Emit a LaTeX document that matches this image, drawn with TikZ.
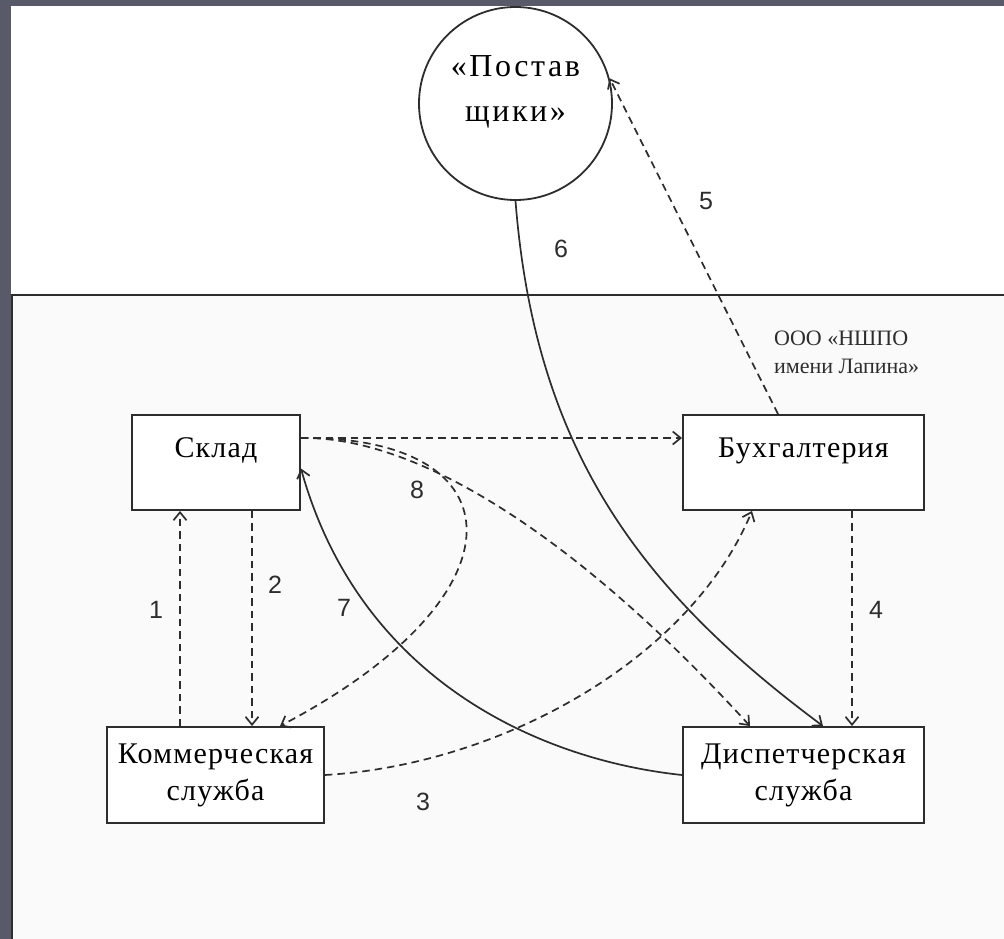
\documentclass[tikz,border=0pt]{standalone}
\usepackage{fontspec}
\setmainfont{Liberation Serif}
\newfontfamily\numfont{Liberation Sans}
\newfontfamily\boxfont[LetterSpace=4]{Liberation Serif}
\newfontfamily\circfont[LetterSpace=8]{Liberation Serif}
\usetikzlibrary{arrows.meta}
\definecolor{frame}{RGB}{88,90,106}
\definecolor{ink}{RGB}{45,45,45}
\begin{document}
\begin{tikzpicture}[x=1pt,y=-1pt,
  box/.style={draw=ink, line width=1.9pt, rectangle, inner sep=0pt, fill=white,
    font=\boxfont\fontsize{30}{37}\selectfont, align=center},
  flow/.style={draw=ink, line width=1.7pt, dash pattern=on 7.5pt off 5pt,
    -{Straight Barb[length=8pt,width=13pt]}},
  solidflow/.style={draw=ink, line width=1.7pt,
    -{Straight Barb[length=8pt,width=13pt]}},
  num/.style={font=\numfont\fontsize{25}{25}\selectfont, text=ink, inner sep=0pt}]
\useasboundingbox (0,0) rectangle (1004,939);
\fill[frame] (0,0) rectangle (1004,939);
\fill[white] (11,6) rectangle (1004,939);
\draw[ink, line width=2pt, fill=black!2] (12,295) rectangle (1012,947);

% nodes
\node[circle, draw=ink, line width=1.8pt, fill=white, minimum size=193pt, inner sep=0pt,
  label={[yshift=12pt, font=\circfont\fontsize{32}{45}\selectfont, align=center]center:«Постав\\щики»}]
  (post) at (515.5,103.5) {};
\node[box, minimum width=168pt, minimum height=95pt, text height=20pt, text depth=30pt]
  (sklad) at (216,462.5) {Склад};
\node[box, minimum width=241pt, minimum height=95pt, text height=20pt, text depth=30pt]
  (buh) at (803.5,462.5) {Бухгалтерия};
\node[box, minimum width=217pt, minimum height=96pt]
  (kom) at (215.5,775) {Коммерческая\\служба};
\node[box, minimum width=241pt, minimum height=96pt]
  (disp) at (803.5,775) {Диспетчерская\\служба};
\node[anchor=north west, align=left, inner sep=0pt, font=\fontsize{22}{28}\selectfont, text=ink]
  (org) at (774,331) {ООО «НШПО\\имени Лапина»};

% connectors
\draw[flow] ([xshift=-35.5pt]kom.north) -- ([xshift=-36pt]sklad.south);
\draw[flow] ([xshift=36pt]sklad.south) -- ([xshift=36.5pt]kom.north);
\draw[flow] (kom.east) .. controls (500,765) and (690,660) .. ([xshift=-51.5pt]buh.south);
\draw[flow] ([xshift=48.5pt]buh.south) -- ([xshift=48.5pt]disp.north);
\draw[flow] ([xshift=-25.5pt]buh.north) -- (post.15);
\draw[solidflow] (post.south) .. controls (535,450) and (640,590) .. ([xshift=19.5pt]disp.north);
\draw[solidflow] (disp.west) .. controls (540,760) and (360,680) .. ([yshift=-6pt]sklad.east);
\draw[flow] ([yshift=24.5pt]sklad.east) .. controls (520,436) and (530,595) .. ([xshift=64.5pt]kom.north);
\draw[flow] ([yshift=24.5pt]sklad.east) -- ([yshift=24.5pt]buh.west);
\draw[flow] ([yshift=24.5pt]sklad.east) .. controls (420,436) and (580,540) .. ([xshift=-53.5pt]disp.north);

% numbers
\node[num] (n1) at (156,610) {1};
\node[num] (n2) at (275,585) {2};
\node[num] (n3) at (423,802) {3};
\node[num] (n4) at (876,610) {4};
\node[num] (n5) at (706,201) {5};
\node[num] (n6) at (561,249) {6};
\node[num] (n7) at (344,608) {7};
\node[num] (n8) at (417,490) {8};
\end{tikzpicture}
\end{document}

---

Reproduce every line exactly and omit all pictures.

* [Output for this task]:
Emit a LaTeX document that matches this image, drawn with TikZ.
\documentclass[tikz,border=0pt]{standalone}
\usepackage{fontspec}
\setmainfont{Liberation Serif}
\newfontfamily\numfont{Liberation Sans}
\newfontfamily\boxfont[LetterSpace=4]{Liberation Serif}
\newfontfamily\circfont[LetterSpace=8]{Liberation Serif}
\usetikzlibrary{arrows.meta}
\definecolor{frame}{RGB}{88,90,106}
\definecolor{ink}{RGB}{45,45,45}
\begin{document}
\begin{tikzpicture}[x=1pt,y=-1pt,
  box/.style={draw=ink, line width=1.9pt, rectangle, inner sep=0pt, fill=white,
    font=\boxfont\fontsize{30}{37}\selectfont, align=center},
  flow/.style={draw=ink, line width=1.7pt, dash pattern=on 7.5pt off 5pt,
    -{Straight Barb[length=8pt,width=13pt]}},
  solidflow/.style={draw=ink, line width=1.7pt,
    -{Straight Barb[length=8pt,width=13pt]}},
  num/.style={font=\numfont\fontsize{25}{25}\selectfont, text=ink, inner sep=0pt}]
\useasboundingbox (0,0) rectangle (1004,939);
\fill[frame] (0,0) rectangle (1004,939);
\fill[white] (11,6) rectangle (1004,939);
\draw[ink, line width=2pt, fill=black!2] (12,295) rectangle (1012,947);

% nodes
\node[circle, draw=ink, line width=1.8pt, fill=white, minimum size=193pt, inner sep=0pt,
  label={[yshift=12pt, font=\circfont\fontsize{32}{45}\selectfont, align=center]center:«Постав\\щики»}]
  (post) at (515.5,103.5) {};
\node[box, minimum width=168pt, minimum height=95pt, text height=20pt, text depth=30pt]
  (sklad) at (216,462.5) {Склад};
\node[box, minimum width=241pt, minimum height=95pt, text height=20pt, text depth=30pt]
  (buh) at (803.5,462.5) {Бухгалтерия};
\node[box, minimum width=217pt, minimum height=96pt]
  (kom) at (215.5,775) {Коммерческая\\служба};
\node[box, minimum width=241pt, minimum height=96pt]
  (disp) at (803.5,775) {Диспетчерская\\служба};
\node[anchor=north west, align=left, inner sep=0pt, font=\fontsize{22}{28}\selectfont, text=ink]
  (org) at (774,331) {ООО «НШПО\\имени Лапина»};

% connectors
\draw[flow] ([xshift=-35.5pt]kom.north) -- ([xshift=-36pt]sklad.south);
\draw[flow] ([xshift=36pt]sklad.south) -- ([xshift=36.5pt]kom.north);
\draw[flow] (kom.east) .. controls (500,765) and (690,660) .. ([xshift=-51.5pt]buh.south);
\draw[flow] ([xshift=48.5pt]buh.south) -- ([xshift=48.5pt]disp.north);
\draw[flow] ([xshift=-25.5pt]buh.north) -- (post.15);
\draw[solidflow] (post.south) .. controls (535,450) and (640,590) .. ([xshift=19.5pt]disp.north);
\draw[solidflow] (disp.west) .. controls (540,760) and (360,680) .. ([yshift=-6pt]sklad.east);
\draw[flow] ([yshift=24.5pt]sklad.east) .. controls (520,436) and (530,595) .. ([xshift=64.5pt]kom.north);
\draw[flow] ([yshift=24.5pt]sklad.east) -- ([yshift=24.5pt]buh.west);
\draw[flow] ([yshift=24.5pt]sklad.east) .. controls (420,436) and (580,540) .. ([xshift=-53.5pt]disp.north);

% numbers
\node[num] (n1) at (156,610) {1};
\node[num] (n2) at (275,585) {2};
\node[num] (n3) at (423,802) {3};
\node[num] (n4) at (876,610) {4};
\node[num] (n5) at (706,201) {5};
\node[num] (n6) at (561,249) {6};
\node[num] (n7) at (344,608) {7};
\node[num] (n8) at (417,490) {8};
\end{tikzpicture}
\end{document}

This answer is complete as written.